Shipping is one of the first places where a polished commerce experience can start to feel fragmented. Checkout lives in one place, carrier logic lives in another, and pickup-point delivery often becomes a manual workaround instead of a native part of the customer journey. Our new Shipmondo plugin for Thor Commerce is built to close that gap.
The result is a cleaner connection between commerce operations and delivery choices: merchants can configure Shipmondo-backed shipping methods inside Thor, expose relevant delivery services at checkout, and support pickup-point flows without building a custom bridge from scratch.

One shipping workflow inside Thor
The plugin is built as an embedded Thor app, so shipping setup stays inside the same operational surface as the rest of the platform. Teams can connect Shipmondo credentials, choose live or sandbox mode, and keep project-specific configuration tied directly to the store context they are working in.
That matters because shipping setup is rarely just a technical integration task.
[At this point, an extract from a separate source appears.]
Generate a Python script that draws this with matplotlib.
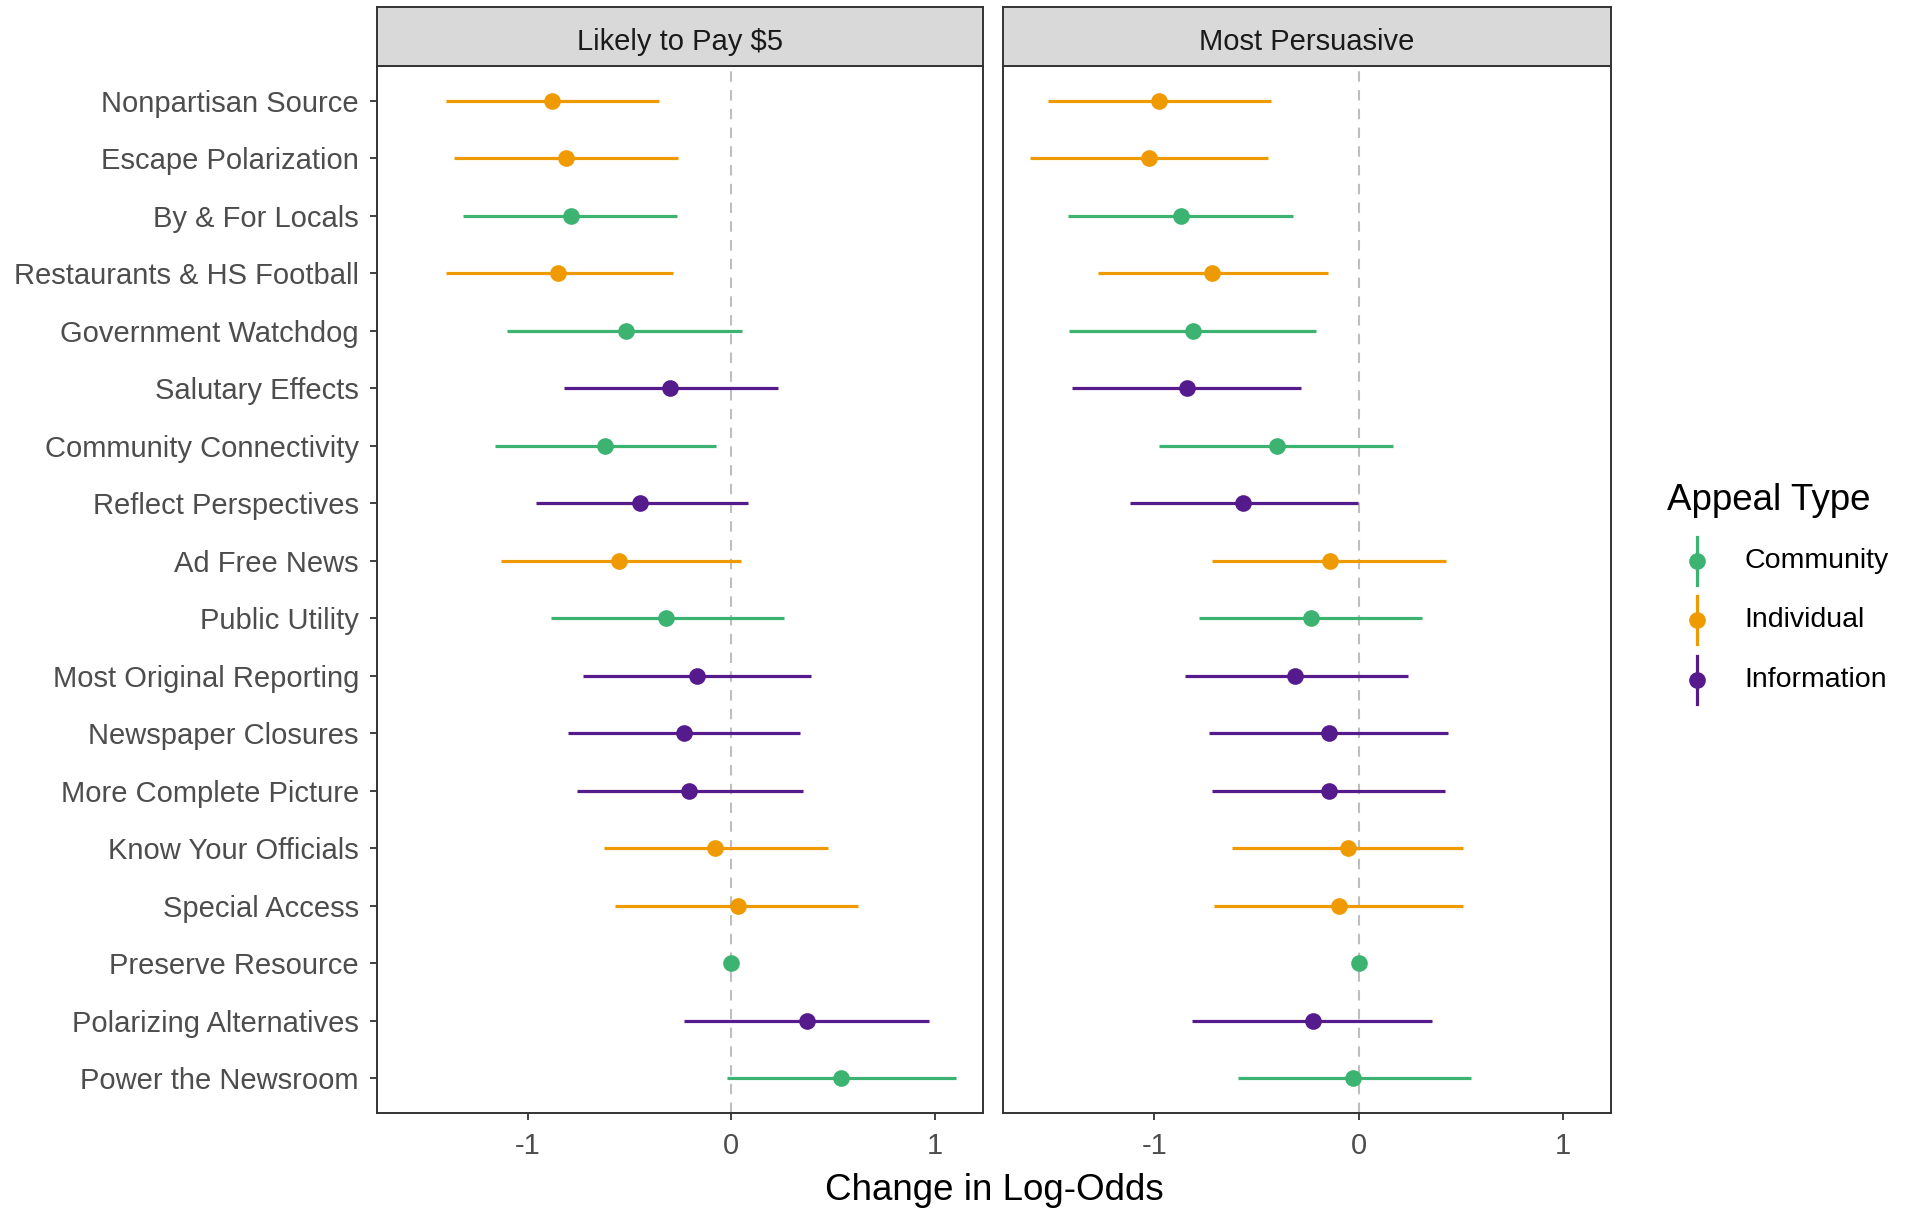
import numpy as np
import matplotlib
matplotlib.use("Agg")
import matplotlib.pyplot as plt
from matplotlib.lines import Line2D

plt.rcParams['font.family'] = ['Liberation Sans', 'DejaVu Sans']

# --- Данные (сверху вниз) ---
appeals = ["Nonpartisan Source", "Escape Polarization", "By & For Locals",
           "Restaurants & HS Football", "Government Watchdog", "Salutary Effects",
           "Community Connectivity", "Reflect Perspectives", "Ad Free News",
           "Public Utility", "Most Original Reporting", "Newspaper Closures",
           "More Complete Picture", "Know Your Officials", "Special Access",
           "Preserve Resource", "Polarizing Alternatives", "Power the Newsroom"]
appeal_type = ["Individual", "Individual", "Community", "Individual", "Community",
               "Information", "Community", "Information", "Individual", "Community",
               "Information", "Information", "Information", "Individual", "Individual",
               "Community", "Information", "Community"]

pay_est = [-0.88, -0.81, -0.79, -0.85, -0.52, -0.30, -0.62, -0.45, -0.55,
           -0.32, -0.17, -0.235, -0.21, -0.08, 0.03, 0.0, 0.37, 0.54]
pay_lo = [-1.40, -1.36, -1.32, -1.40, -1.10, -0.82, -1.16, -0.96, -1.13,
          -0.885, -0.73, -0.80, -0.76, -0.625, -0.57, np.nan, -0.235, -0.02]
pay_hi = [-0.355, -0.26, -0.265, -0.285, 0.05, 0.23, -0.075, 0.08, 0.045,
          0.26, 0.39, 0.335, 0.35, 0.475, 0.62, np.nan, 0.97, 1.10]

pers_est = [-0.975, -1.025, -0.87, -0.715, -0.81, -0.84, -0.40, -0.565, -0.14,
            -0.235, -0.31, -0.145, -0.145, -0.05, -0.095, 0.0, -0.225, -0.025]
pers_lo = [-1.52, -1.61, -1.42, -1.275, -1.415, -1.40, -0.975, -1.12, -0.715,
           -0.78, -0.85, -0.73, -0.715, -0.62, -0.71, np.nan, -0.815, -0.59]
pers_hi = [-0.43, -0.445, -0.32, -0.15, -0.21, -0.28, 0.17, -0.005, 0.43,
           0.31, 0.24, 0.435, 0.425, 0.51, 0.51, np.nan, 0.36, 0.55]

panels = ["Likely to Pay $5", "Most Persuasive"]
type_names = ["Community", "Individual", "Information"]
type_colors = {"Community": "#3CB371", "Individual": "#EE9A00", "Information": "#551A8B"}

# --- Рисунок ---
fig = plt.figure(figsize=(19.09, 12.08), dpi=100)
W, H = 1909, 1208

def fx(px):
    return px / W

def fy(py):
    return 1 - py / H

panel_x = [(377, 983), (1003, 1611)]
panel_top, panel_bot = 66, 1113
strip_top = 7

y = np.arange(len(appeals))
types = np.array(appeal_type)
series = [(pay_est, pay_lo, pay_hi), (pers_est, pers_lo, pers_hi)]

for i, (x0, x1) in enumerate(panel_x):
    ax = fig.add_axes([fx(x0), fy(panel_bot), fx(x1 - x0), (panel_bot - panel_top) / H])
    est, lo, hi = [np.array(s) for s in series[i]]
    ax.axvline(0, color="#BEBEBE", lw=1.5, ls=(0, (5, 4)), zorder=1)
    for t in type_names:
        m = types == t
        ax.hlines(y[m], lo[m], hi[m], colors=type_colors[t], lw=2.3, zorder=2)
        ax.plot(est[m], y[m], "o", color=type_colors[t], ms=12, mew=0, zorder=3)
    ax.set_xlim(-1.74, 1.235)
    ax.set_ylim(len(appeals) - 0.4, -0.6)
    ax.set_xticks([-1, 0, 1])
    ax.set_xticklabels(["-1", "0", "1"])
    ax.set_yticks(y)
    ax.tick_params(labelsize=21, labelcolor="#4D4D4D", color="#333333",
                   width=1.3, length=5)
    ax.tick_params(axis="x", pad=9)
    ax.tick_params(axis="y", pad=8)
    if i == 0:
        ax.set_yticklabels(appeals)
    else:
        ax.set_yticklabels([])
        ax.tick_params(axis="y", length=0)
    for sp in ax.spines.values():
        sp.set_color("#333333")
        sp.set_linewidth(1.4)

    # полоска фасета
    sax = fig.add_axes([fx(x0), fy(panel_top), fx(x1 - x0), (panel_top - strip_top) / H])
    sax.set_facecolor("#D9D9D9")
    sax.set_xticks([])
    sax.set_yticks([])
    for sp in sax.spines.values():
        sp.set_color("#333333")
        sp.set_linewidth(1.4)
    sax.text(0.5, 0.4, panels[i], ha="center", va="center", fontsize=21,
             color="#1A1A1A", transform=sax.transAxes)

fig.text(fx(994), fy(1191), "Change in Log-Odds", ha="center", va="center", fontsize=26.5)

# --- Легенда ---
fig.text(fx(1667), fy(500), "Appeal Type", ha="left", va="center", fontsize=26.5)
for k, (t, ry) in enumerate(zip(type_names, [561, 620, 680])):
    c = type_colors[t]
    fig.add_artist(Line2D([fx(1697), fx(1697)], [fy(ry - 24), fy(ry + 24)],
                          transform=fig.transFigure, color=c, lw=2.3))
    fig.add_artist(Line2D([fx(1697)], [fy(ry)], transform=fig.transFigure,
                          marker="o", color=c, ms=12, mew=0))
    fig.text(fx(1744), fy(ry), t, ha="left", va="center", fontsize=20.5)

fig.savefig("out.png", dpi=100)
It is part of day-to-day merchandising and operations, and it needs to be accessible to the people who are actually managing delivery options.
Instead of handing shipping requirements off to a separate implementation cycle every time a carrier option changes, merchants get a more direct operational workflow. That shortens the distance between deciding how delivery should work and actually seeing those methods appear in checkout.
From carrier discovery to real shipping methods
Once connected, the plugin can discover carriers and services directly from Shipmondo. From there, merchants can create concrete shipping methods by country, carrier and service type, then define pricing, currency, pickup-point count and supporting customer-facing text.
This is where the plugin becomes especially practical. It does not stop at account connectivity or a technical proof of concept. It turns Shipmondo data into structured, editable shipping methods that commerce teams can actually work with inside Thor.

That configuration flow is important because shipping is rarely one-size-fits-all. A merchant may want different pricing by country, different service types by carrier, or different messaging depending on whether the method is home delivery or a service-point option. The plugin gives that logic a proper surface instead of burying it in custom code.
Instead of maintaining a loose spreadsheet of delivery rules or hardcoding shipping logic into the storefront, the app turns Shipmondo services into structured Thor shipping methods that are ready to be returned during checkout.
Pickup points as part of checkout, not an afterthought
Pickup-point delivery is where this integration becomes especially useful. For service-point products, the plugin can resolve nearby pickup points based on the cart shipping address, sort them by distance and return them as selectable delivery options. That gives merchants a much stronger final-mile experience in markets where parcel shops and collection points are the norm.
The important part is not just that pickup points exist. It is that they are treated as part of the shipping method resolution flow, not as a disconnected afterthought added later in the buying journey.
In practice, that means the delivery choice can feel much more native to the storefront experience. Customers are not forced through a generic shipping step and then redirected into a clumsy workaround. Relevant pickup choices can be derived from the same address and cart context that already shapes the rest of checkout.
Built for how Thor Commerce works
This plugin also fits the broader Thor architecture well. Thor already treats shipping as contextual commerce logic, and the Shipmondo app extends that model with an external shipping-method handler that can respond in real time with delivery choices shaped by project context, country and address data.
That makes the integration feel native to Thor rather than bolted onto it. The app sits in the dashboard where teams configure it, while the runtime behavior connects directly into the platform shipping flow where rates and delivery options are actually resolved.
That split between configuration and runtime is one of the strongest parts of the implementation. The merchant experience stays clean and embedded in the dashboard, while the delivery logic remains dynamic when Thor asks for shipping methods during checkout.
Why it matters
It shortens the path from shipping agreement to live checkout option.
It gives merchants a better way to support parcel-shop and service-point delivery.
It keeps shipping configuration inside the admin flow instead of scattering it across custom code and manual notes.
It creates a cleaner bridge between Thor Commerce checkout logic and real operational fulfillment choices.
For merchants, that translates into fewer fragile handoffs between commerce, operations and engineering. For implementation teams, it creates a more maintainable way to connect checkout behavior to the shipping services that actually power delivery on the backend.
A practical step toward more operational commerce
We like this plugin because it solves a very real problem without turning the solution into a maze. It gives merchants a practical way to work with Shipmondo inside Thor Commerce, while keeping the experience flexible enough for different markets, carriers and delivery models.
It also points in a direction we think matters more broadly: commerce platforms should not treat shipping as a thin settings page. Shipping influences conversion, trust, margin and customer satisfaction, so it deserves a better operational layer than most systems give it.
For teams building commerce experiences where shipping is a strategic part of conversion and customer trust, that is exactly the kind of integration that should exist: specific, operational and easy to use.